* _Short problem_: Copy the material that follows word for word and omit its pictures.

** Start Data to use **

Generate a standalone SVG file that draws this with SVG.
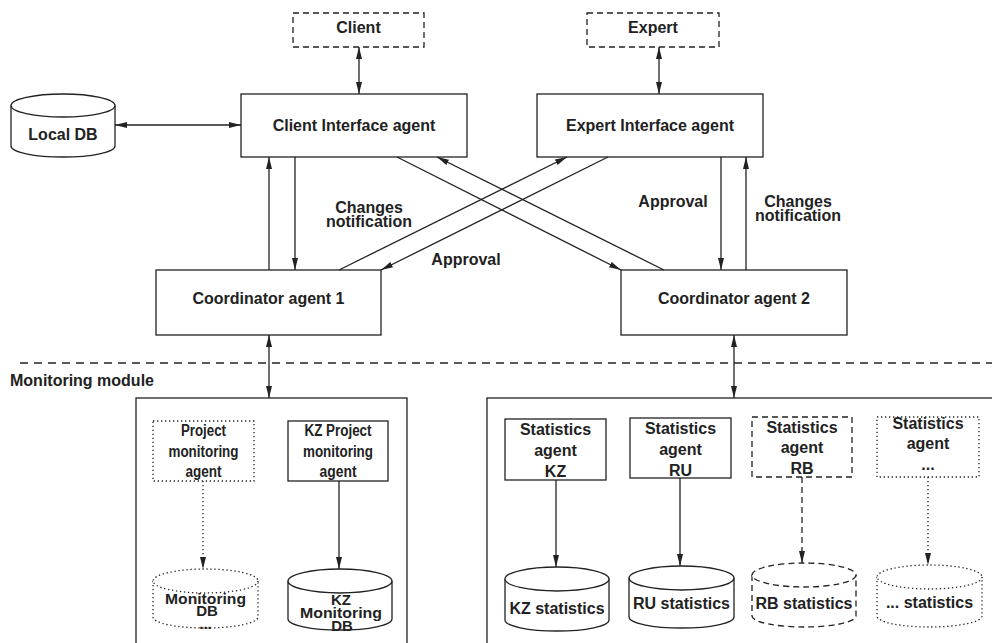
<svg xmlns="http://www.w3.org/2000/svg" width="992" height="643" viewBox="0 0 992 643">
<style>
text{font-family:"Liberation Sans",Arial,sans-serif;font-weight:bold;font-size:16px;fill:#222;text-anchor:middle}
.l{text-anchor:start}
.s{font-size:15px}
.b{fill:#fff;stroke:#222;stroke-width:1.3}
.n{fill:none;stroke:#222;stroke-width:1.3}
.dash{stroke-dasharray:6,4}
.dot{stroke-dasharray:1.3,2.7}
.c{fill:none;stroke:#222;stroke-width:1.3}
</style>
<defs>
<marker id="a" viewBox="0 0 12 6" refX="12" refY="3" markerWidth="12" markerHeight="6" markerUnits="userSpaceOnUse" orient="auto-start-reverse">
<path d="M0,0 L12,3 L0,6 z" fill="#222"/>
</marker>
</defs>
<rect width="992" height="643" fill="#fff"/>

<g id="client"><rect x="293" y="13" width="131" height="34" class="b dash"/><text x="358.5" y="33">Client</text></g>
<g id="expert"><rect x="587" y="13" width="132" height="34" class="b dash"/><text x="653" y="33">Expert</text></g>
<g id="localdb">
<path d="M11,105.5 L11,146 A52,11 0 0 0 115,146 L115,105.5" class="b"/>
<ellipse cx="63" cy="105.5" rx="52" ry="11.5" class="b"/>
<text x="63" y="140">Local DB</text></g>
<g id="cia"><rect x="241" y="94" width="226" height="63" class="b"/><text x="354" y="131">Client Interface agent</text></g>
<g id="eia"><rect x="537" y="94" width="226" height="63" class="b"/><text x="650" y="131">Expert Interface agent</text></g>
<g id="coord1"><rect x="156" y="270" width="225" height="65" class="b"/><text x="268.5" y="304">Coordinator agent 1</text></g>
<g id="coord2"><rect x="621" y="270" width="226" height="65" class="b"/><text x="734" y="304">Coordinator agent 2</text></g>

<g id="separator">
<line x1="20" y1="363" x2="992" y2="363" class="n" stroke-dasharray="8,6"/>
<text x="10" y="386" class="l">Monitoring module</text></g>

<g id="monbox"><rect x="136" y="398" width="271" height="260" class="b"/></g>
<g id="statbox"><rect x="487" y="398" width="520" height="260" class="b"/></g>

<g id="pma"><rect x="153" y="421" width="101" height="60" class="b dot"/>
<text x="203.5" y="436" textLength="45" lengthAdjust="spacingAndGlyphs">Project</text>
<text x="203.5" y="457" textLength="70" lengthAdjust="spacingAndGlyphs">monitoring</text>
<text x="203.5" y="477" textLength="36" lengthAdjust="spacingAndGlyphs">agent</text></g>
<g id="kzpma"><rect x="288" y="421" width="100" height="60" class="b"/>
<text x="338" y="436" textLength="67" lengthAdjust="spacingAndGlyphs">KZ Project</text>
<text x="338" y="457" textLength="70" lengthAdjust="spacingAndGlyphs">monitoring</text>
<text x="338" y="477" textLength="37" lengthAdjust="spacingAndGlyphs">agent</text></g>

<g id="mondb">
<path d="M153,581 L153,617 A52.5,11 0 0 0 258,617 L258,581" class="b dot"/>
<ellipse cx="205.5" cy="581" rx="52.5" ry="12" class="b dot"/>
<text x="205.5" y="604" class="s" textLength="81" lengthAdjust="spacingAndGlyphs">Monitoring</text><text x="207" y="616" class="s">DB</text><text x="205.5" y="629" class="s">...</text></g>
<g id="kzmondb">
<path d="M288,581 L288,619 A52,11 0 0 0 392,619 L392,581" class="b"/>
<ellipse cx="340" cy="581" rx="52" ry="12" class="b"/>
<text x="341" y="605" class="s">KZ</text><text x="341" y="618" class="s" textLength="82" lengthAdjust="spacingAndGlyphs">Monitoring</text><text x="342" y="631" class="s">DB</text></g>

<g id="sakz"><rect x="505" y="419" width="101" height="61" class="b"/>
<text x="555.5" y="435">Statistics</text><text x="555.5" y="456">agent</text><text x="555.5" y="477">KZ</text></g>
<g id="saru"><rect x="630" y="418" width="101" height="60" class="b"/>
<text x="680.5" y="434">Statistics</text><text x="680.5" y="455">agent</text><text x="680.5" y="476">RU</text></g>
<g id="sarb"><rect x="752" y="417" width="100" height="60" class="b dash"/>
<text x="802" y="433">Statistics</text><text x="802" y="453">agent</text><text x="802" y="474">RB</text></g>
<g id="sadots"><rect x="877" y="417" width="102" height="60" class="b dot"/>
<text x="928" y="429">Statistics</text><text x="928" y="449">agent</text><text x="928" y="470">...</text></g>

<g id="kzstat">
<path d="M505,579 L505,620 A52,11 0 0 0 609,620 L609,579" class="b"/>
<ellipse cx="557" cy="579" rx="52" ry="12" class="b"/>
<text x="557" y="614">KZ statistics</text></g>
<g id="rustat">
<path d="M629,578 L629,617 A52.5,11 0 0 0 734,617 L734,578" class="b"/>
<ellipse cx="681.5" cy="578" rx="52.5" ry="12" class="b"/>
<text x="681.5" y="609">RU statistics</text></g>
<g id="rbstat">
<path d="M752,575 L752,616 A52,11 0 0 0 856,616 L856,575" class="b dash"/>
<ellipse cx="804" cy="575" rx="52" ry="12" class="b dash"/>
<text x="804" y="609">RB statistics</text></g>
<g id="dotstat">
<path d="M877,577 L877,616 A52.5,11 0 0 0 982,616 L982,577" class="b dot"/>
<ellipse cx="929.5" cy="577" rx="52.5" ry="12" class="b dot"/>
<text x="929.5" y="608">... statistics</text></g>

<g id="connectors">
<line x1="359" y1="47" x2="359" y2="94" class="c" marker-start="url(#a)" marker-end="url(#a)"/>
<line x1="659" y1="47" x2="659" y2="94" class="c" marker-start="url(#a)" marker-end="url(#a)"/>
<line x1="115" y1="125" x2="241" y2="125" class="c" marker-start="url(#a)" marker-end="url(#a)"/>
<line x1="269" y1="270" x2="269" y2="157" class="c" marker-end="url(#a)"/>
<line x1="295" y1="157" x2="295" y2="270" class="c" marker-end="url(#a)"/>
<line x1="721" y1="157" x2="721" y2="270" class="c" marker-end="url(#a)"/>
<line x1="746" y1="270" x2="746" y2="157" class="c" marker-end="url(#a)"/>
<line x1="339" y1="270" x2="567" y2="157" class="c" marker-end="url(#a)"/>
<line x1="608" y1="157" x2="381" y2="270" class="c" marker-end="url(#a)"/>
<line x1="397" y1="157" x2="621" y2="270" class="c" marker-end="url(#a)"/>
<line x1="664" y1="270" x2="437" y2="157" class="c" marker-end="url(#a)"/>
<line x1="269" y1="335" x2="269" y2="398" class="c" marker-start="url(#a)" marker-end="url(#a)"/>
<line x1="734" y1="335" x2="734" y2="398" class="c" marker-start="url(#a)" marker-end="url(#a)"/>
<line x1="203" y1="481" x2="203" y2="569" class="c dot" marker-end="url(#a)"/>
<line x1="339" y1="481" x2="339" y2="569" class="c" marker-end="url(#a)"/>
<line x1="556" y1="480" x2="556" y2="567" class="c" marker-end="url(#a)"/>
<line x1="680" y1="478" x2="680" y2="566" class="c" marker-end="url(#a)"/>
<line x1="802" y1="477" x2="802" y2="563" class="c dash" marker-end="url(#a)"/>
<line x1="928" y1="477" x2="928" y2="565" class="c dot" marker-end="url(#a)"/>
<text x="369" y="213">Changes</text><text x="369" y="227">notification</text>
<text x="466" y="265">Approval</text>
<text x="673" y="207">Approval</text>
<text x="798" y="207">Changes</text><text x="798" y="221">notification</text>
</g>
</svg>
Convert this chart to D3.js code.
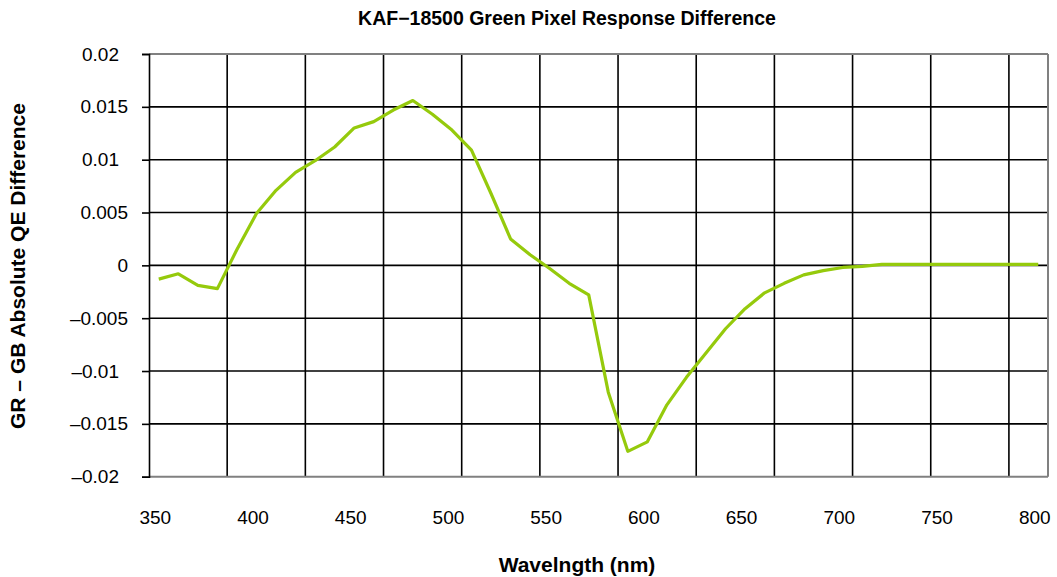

** End Data to use **

* _Output for this exercise_:
Generate a standalone SVG file that draws this with SVG.
<svg xmlns="http://www.w3.org/2000/svg" width="992" height="643" viewBox="0 0 992 643">
<style>
text{font-family:"Liberation Sans",Arial,sans-serif;font-weight:bold;font-size:16px;fill:#222;text-anchor:middle}
.l{text-anchor:start}
.s{font-size:15px}
.b{fill:#fff;stroke:#222;stroke-width:1.3}
.n{fill:none;stroke:#222;stroke-width:1.3}
.dash{stroke-dasharray:6,4}
.dot{stroke-dasharray:1.3,2.7}
.c{fill:none;stroke:#222;stroke-width:1.3}
</style>
<defs>
<marker id="a" viewBox="0 0 12 6" refX="12" refY="3" markerWidth="12" markerHeight="6" markerUnits="userSpaceOnUse" orient="auto-start-reverse">
<path d="M0,0 L12,3 L0,6 z" fill="#222"/>
</marker>
</defs>
<rect width="992" height="643" fill="#fff"/>

<g id="client"><rect x="293" y="13" width="131" height="34" class="b dash"/><text x="358.5" y="33">Client</text></g>
<g id="expert"><rect x="587" y="13" width="132" height="34" class="b dash"/><text x="653" y="33">Expert</text></g>
<g id="localdb">
<path d="M11,105.5 L11,146 A52,11 0 0 0 115,146 L115,105.5" class="b"/>
<ellipse cx="63" cy="105.5" rx="52" ry="11.5" class="b"/>
<text x="63" y="140">Local DB</text></g>
<g id="cia"><rect x="241" y="94" width="226" height="63" class="b"/><text x="354" y="131">Client Interface agent</text></g>
<g id="eia"><rect x="537" y="94" width="226" height="63" class="b"/><text x="650" y="131">Expert Interface agent</text></g>
<g id="coord1"><rect x="156" y="270" width="225" height="65" class="b"/><text x="268.5" y="304">Coordinator agent 1</text></g>
<g id="coord2"><rect x="621" y="270" width="226" height="65" class="b"/><text x="734" y="304">Coordinator agent 2</text></g>

<g id="separator">
<line x1="20" y1="363" x2="992" y2="363" class="n" stroke-dasharray="8,6"/>
<text x="10" y="386" class="l">Monitoring module</text></g>

<g id="monbox"><rect x="136" y="398" width="271" height="260" class="b"/></g>
<g id="statbox"><rect x="487" y="398" width="520" height="260" class="b"/></g>

<g id="pma"><rect x="153" y="421" width="101" height="60" class="b dot"/>
<text x="203.5" y="436" textLength="45" lengthAdjust="spacingAndGlyphs">Project</text>
<text x="203.5" y="457" textLength="70" lengthAdjust="spacingAndGlyphs">monitoring</text>
<text x="203.5" y="477" textLength="36" lengthAdjust="spacingAndGlyphs">agent</text></g>
<g id="kzpma"><rect x="288" y="421" width="100" height="60" class="b"/>
<text x="338" y="436" textLength="67" lengthAdjust="spacingAndGlyphs">KZ Project</text>
<text x="338" y="457" textLength="70" lengthAdjust="spacingAndGlyphs">monitoring</text>
<text x="338" y="477" textLength="37" lengthAdjust="spacingAndGlyphs">agent</text></g>

<g id="mondb">
<path d="M153,581 L153,617 A52.5,11 0 0 0 258,617 L258,581" class="b dot"/>
<ellipse cx="205.5" cy="581" rx="52.5" ry="12" class="b dot"/>
<text x="205.5" y="604" class="s" textLength="81" lengthAdjust="spacingAndGlyphs">Monitoring</text><text x="207" y="616" class="s">DB</text><text x="205.5" y="629" class="s">...</text></g>
<g id="kzmondb">
<path d="M288,581 L288,619 A52,11 0 0 0 392,619 L392,581" class="b"/>
<ellipse cx="340" cy="581" rx="52" ry="12" class="b"/>
<text x="341" y="605" class="s">KZ</text><text x="341" y="618" class="s" textLength="82" lengthAdjust="spacingAndGlyphs">Monitoring</text><text x="342" y="631" class="s">DB</text></g>

<g id="sakz"><rect x="505" y="419" width="101" height="61" class="b"/>
<text x="555.5" y="435">Statistics</text><text x="555.5" y="456">agent</text><text x="555.5" y="477">KZ</text></g>
<g id="saru"><rect x="630" y="418" width="101" height="60" class="b"/>
<text x="680.5" y="434">Statistics</text><text x="680.5" y="455">agent</text><text x="680.5" y="476">RU</text></g>
<g id="sarb"><rect x="752" y="417" width="100" height="60" class="b dash"/>
<text x="802" y="433">Statistics</text><text x="802" y="453">agent</text><text x="802" y="474">RB</text></g>
<g id="sadots"><rect x="877" y="417" width="102" height="60" class="b dot"/>
<text x="928" y="429">Statistics</text><text x="928" y="449">agent</text><text x="928" y="470">...</text></g>

<g id="kzstat">
<path d="M505,579 L505,620 A52,11 0 0 0 609,620 L609,579" class="b"/>
<ellipse cx="557" cy="579" rx="52" ry="12" class="b"/>
<text x="557" y="614">KZ statistics</text></g>
<g id="rustat">
<path d="M629,578 L629,617 A52.5,11 0 0 0 734,617 L734,578" class="b"/>
<ellipse cx="681.5" cy="578" rx="52.5" ry="12" class="b"/>
<text x="681.5" y="609">RU statistics</text></g>
<g id="rbstat">
<path d="M752,575 L752,616 A52,11 0 0 0 856,616 L856,575" class="b dash"/>
<ellipse cx="804" cy="575" rx="52" ry="12" class="b dash"/>
<text x="804" y="609">RB statistics</text></g>
<g id="dotstat">
<path d="M877,577 L877,616 A52.5,11 0 0 0 982,616 L982,577" class="b dot"/>
<ellipse cx="929.5" cy="577" rx="52.5" ry="12" class="b dot"/>
<text x="929.5" y="608">... statistics</text></g>

<g id="connectors">
<line x1="359" y1="47" x2="359" y2="94" class="c" marker-start="url(#a)" marker-end="url(#a)"/>
<line x1="659" y1="47" x2="659" y2="94" class="c" marker-start="url(#a)" marker-end="url(#a)"/>
<line x1="115" y1="125" x2="241" y2="125" class="c" marker-start="url(#a)" marker-end="url(#a)"/>
<line x1="269" y1="270" x2="269" y2="157" class="c" marker-end="url(#a)"/>
<line x1="295" y1="157" x2="295" y2="270" class="c" marker-end="url(#a)"/>
<line x1="721" y1="157" x2="721" y2="270" class="c" marker-end="url(#a)"/>
<line x1="746" y1="270" x2="746" y2="157" class="c" marker-end="url(#a)"/>
<line x1="339" y1="270" x2="567" y2="157" class="c" marker-end="url(#a)"/>
<line x1="608" y1="157" x2="381" y2="270" class="c" marker-end="url(#a)"/>
<line x1="397" y1="157" x2="621" y2="270" class="c" marker-end="url(#a)"/>
<line x1="664" y1="270" x2="437" y2="157" class="c" marker-end="url(#a)"/>
<line x1="269" y1="335" x2="269" y2="398" class="c" marker-start="url(#a)" marker-end="url(#a)"/>
<line x1="734" y1="335" x2="734" y2="398" class="c" marker-start="url(#a)" marker-end="url(#a)"/>
<line x1="203" y1="481" x2="203" y2="569" class="c dot" marker-end="url(#a)"/>
<line x1="339" y1="481" x2="339" y2="569" class="c" marker-end="url(#a)"/>
<line x1="556" y1="480" x2="556" y2="567" class="c" marker-end="url(#a)"/>
<line x1="680" y1="478" x2="680" y2="566" class="c" marker-end="url(#a)"/>
<line x1="802" y1="477" x2="802" y2="563" class="c dash" marker-end="url(#a)"/>
<line x1="928" y1="477" x2="928" y2="565" class="c dot" marker-end="url(#a)"/>
<text x="369" y="213">Changes</text><text x="369" y="227">notification</text>
<text x="466" y="265">Approval</text>
<text x="673" y="207">Approval</text>
<text x="798" y="207">Changes</text><text x="798" y="221">notification</text>
</g>
</svg>
Convert this chart to D3.js code.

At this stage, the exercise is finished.